| DO THIS |
From the listing below, copy every line with the word "that".

-*-

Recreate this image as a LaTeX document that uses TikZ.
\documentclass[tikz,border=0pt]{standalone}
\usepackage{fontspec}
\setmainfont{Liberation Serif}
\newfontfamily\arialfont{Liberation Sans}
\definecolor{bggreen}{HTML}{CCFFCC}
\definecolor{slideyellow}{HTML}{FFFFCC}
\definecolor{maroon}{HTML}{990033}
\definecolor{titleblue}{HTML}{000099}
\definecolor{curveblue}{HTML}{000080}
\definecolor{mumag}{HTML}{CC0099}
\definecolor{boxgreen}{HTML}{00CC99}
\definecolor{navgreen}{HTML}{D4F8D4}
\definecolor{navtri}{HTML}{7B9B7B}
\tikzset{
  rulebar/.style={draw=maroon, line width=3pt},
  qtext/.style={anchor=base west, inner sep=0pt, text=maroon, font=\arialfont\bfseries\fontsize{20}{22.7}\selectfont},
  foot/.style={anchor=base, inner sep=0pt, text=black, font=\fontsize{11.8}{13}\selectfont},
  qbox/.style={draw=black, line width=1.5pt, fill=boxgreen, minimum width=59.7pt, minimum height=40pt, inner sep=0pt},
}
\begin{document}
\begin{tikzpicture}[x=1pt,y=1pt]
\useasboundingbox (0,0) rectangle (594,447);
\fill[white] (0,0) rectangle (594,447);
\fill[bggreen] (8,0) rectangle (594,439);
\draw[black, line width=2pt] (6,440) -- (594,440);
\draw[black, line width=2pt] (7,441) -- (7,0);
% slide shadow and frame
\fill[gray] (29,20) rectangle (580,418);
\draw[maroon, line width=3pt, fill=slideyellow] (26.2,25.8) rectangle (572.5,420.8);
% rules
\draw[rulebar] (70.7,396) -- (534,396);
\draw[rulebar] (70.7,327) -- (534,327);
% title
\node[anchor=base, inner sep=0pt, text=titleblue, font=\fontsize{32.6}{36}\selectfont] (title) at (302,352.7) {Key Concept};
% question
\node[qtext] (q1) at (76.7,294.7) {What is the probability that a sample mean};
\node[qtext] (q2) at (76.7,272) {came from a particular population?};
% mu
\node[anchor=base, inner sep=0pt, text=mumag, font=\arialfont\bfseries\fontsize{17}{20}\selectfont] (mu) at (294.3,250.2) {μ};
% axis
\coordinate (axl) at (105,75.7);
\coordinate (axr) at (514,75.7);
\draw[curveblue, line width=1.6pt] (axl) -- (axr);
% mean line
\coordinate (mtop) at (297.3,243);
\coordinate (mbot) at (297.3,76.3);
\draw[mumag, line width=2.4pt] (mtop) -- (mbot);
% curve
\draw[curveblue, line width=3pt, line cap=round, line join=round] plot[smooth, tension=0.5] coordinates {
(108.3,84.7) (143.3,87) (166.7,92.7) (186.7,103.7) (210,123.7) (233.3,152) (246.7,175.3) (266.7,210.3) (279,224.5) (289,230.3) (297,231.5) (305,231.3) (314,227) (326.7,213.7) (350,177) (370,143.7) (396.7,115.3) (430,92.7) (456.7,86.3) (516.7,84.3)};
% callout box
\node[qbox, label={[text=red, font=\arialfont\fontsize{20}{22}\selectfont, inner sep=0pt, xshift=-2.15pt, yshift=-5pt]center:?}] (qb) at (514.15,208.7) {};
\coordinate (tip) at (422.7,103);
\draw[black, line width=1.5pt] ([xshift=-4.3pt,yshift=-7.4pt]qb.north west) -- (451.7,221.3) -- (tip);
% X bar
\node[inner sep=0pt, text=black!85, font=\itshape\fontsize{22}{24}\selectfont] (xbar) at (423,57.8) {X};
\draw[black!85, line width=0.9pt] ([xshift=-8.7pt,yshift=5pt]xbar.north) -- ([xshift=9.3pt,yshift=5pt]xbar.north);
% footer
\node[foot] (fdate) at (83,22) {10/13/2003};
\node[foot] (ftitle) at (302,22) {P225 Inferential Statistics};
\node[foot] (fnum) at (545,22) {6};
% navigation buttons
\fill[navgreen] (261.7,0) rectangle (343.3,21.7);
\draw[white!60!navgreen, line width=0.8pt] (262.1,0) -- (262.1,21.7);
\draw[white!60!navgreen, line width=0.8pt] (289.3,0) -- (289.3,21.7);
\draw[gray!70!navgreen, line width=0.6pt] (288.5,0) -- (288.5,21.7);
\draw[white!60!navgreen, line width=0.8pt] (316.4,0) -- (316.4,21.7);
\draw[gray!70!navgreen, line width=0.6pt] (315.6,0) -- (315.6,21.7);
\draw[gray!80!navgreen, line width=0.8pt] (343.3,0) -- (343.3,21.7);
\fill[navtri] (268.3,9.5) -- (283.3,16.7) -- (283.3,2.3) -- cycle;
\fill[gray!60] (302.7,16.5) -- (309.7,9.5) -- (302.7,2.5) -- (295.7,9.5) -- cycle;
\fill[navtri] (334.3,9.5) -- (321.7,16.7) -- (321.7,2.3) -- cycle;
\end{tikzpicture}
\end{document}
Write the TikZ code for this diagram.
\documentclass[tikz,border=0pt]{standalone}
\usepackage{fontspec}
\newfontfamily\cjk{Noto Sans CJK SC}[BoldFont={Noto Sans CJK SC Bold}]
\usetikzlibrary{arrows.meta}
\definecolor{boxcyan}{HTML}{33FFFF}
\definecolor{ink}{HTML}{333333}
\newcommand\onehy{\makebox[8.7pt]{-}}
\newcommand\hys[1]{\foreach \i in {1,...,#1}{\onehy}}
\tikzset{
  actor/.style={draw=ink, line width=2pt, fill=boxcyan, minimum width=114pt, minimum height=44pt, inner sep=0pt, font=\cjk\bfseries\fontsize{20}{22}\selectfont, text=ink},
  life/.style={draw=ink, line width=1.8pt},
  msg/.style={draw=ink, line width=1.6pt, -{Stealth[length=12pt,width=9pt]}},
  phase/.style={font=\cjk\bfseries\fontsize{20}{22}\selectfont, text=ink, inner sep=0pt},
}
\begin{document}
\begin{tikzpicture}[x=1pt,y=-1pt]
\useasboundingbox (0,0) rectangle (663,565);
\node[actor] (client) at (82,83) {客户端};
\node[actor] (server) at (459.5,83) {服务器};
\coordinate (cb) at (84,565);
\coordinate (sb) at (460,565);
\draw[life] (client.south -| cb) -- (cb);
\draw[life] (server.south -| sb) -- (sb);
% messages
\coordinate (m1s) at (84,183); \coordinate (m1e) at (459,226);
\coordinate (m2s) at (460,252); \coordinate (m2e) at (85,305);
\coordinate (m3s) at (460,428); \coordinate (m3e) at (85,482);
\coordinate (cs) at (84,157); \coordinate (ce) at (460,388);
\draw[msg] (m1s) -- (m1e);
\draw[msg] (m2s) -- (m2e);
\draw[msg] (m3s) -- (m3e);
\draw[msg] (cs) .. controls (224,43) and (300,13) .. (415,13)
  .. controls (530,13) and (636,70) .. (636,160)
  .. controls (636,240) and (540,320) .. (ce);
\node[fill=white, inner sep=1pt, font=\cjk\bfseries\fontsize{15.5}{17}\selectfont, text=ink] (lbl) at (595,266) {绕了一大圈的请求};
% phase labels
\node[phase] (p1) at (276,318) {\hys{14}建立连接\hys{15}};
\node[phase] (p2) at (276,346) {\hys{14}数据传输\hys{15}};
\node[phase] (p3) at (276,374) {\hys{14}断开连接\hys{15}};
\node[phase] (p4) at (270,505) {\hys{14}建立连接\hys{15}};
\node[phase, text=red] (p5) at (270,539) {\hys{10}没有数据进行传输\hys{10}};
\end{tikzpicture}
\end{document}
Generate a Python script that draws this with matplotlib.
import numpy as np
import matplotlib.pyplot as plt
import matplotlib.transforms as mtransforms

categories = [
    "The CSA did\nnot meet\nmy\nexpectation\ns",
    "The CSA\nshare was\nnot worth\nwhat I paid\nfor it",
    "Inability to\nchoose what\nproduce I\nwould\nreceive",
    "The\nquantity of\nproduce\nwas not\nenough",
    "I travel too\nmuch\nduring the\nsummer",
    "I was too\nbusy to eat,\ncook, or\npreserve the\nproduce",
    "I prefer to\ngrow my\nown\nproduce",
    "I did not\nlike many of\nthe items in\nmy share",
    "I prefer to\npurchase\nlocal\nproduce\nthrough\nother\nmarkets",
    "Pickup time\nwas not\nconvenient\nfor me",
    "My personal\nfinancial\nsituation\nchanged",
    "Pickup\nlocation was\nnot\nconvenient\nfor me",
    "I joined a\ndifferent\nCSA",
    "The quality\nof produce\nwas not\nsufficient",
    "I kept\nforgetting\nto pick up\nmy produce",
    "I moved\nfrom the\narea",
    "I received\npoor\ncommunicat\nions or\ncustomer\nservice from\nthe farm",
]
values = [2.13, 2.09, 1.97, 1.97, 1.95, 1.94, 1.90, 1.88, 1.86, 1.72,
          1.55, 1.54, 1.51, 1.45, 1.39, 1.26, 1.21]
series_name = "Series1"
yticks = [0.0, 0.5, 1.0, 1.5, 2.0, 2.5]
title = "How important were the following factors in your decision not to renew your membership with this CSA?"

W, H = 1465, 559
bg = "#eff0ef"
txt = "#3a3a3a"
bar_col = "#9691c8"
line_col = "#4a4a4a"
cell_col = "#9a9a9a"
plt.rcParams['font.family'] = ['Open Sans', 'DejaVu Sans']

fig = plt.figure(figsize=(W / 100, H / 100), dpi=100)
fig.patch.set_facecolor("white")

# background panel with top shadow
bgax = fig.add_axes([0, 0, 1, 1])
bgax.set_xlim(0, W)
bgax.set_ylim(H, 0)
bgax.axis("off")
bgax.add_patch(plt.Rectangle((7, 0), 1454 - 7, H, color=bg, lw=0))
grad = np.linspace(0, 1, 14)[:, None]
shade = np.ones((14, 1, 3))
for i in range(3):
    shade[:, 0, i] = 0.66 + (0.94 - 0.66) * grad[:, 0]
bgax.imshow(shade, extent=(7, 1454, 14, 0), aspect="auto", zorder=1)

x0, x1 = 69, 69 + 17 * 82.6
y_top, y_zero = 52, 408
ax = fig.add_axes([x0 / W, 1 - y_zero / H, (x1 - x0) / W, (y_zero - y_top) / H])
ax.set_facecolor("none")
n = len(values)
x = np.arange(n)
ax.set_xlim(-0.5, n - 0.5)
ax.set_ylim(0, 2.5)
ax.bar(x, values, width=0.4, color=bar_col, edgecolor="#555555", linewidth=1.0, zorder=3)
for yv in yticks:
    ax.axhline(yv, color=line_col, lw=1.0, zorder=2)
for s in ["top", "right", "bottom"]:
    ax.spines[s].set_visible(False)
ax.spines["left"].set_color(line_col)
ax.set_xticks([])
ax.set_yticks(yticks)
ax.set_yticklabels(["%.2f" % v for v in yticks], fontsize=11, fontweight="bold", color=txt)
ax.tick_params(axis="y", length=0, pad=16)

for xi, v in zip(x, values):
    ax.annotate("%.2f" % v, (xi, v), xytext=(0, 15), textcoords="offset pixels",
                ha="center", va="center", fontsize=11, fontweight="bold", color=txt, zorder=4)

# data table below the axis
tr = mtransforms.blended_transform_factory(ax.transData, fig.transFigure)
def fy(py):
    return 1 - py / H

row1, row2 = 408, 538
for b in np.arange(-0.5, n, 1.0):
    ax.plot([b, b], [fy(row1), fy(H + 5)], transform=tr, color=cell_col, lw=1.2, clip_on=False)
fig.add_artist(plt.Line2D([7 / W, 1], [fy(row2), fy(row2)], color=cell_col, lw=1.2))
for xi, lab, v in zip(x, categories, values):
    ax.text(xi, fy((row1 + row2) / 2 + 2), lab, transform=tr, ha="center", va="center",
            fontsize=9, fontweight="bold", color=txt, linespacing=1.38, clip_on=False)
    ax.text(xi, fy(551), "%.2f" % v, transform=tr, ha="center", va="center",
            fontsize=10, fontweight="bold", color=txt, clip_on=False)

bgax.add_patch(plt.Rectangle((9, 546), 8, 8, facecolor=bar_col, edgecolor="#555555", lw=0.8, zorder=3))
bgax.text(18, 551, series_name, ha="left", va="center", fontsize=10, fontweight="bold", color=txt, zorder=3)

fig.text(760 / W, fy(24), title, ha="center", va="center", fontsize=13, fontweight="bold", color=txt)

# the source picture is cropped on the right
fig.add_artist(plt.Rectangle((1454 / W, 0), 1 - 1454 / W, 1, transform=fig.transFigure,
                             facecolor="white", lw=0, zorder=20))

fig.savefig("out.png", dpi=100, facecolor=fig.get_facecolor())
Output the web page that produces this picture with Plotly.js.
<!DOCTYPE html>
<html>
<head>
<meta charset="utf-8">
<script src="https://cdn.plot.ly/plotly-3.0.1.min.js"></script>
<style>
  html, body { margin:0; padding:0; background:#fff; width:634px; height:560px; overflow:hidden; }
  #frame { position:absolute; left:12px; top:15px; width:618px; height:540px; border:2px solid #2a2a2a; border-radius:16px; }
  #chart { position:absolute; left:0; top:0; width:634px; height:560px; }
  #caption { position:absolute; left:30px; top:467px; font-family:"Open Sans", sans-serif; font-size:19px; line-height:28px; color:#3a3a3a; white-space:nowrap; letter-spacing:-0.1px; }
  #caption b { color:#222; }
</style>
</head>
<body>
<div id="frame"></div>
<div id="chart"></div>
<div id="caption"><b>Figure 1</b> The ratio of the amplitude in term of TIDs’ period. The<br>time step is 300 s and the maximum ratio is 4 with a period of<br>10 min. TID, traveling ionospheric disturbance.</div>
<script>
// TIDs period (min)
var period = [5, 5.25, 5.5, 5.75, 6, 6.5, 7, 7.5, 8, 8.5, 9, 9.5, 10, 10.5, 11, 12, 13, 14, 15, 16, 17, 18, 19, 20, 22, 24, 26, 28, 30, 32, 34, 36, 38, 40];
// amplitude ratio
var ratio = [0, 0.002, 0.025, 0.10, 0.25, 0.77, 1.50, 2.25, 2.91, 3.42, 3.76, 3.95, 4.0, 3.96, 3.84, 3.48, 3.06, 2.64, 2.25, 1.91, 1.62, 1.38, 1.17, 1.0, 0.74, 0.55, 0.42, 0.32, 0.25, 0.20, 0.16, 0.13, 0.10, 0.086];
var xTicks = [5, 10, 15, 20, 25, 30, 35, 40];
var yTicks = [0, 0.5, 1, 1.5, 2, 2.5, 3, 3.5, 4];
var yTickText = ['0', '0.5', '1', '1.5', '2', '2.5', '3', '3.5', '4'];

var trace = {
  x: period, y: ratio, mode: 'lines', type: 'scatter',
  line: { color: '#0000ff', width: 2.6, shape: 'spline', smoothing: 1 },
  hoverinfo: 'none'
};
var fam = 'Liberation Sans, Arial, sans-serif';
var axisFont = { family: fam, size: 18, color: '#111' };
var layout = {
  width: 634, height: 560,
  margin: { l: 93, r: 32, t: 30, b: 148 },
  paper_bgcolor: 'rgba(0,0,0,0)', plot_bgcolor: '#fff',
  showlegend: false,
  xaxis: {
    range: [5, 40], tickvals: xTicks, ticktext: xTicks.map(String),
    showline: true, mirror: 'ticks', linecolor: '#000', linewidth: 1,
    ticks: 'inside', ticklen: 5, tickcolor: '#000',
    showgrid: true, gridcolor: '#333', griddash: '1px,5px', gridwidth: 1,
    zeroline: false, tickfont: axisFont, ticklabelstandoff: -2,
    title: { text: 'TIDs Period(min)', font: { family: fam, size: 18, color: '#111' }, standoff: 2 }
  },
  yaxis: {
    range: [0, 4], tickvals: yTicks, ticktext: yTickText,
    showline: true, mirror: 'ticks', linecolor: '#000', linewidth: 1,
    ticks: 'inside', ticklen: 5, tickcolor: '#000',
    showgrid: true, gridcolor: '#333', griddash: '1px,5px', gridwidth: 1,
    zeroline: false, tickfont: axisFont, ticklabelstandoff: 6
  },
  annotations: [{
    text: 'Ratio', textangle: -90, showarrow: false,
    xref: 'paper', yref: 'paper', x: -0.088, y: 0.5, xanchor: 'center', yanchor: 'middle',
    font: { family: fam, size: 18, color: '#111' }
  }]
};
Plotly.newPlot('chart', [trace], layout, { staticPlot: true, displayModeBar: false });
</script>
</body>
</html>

-*-

| WRITTEN SOLUTION |
Recreate this image as a LaTeX document that uses TikZ.
\node[qtext] (q1) at (76.7,294.7) {What is the probability that a sample mean};
Generate a Python script that draws this with matplotlib.
Output the web page that produces this picture with Plotly.js.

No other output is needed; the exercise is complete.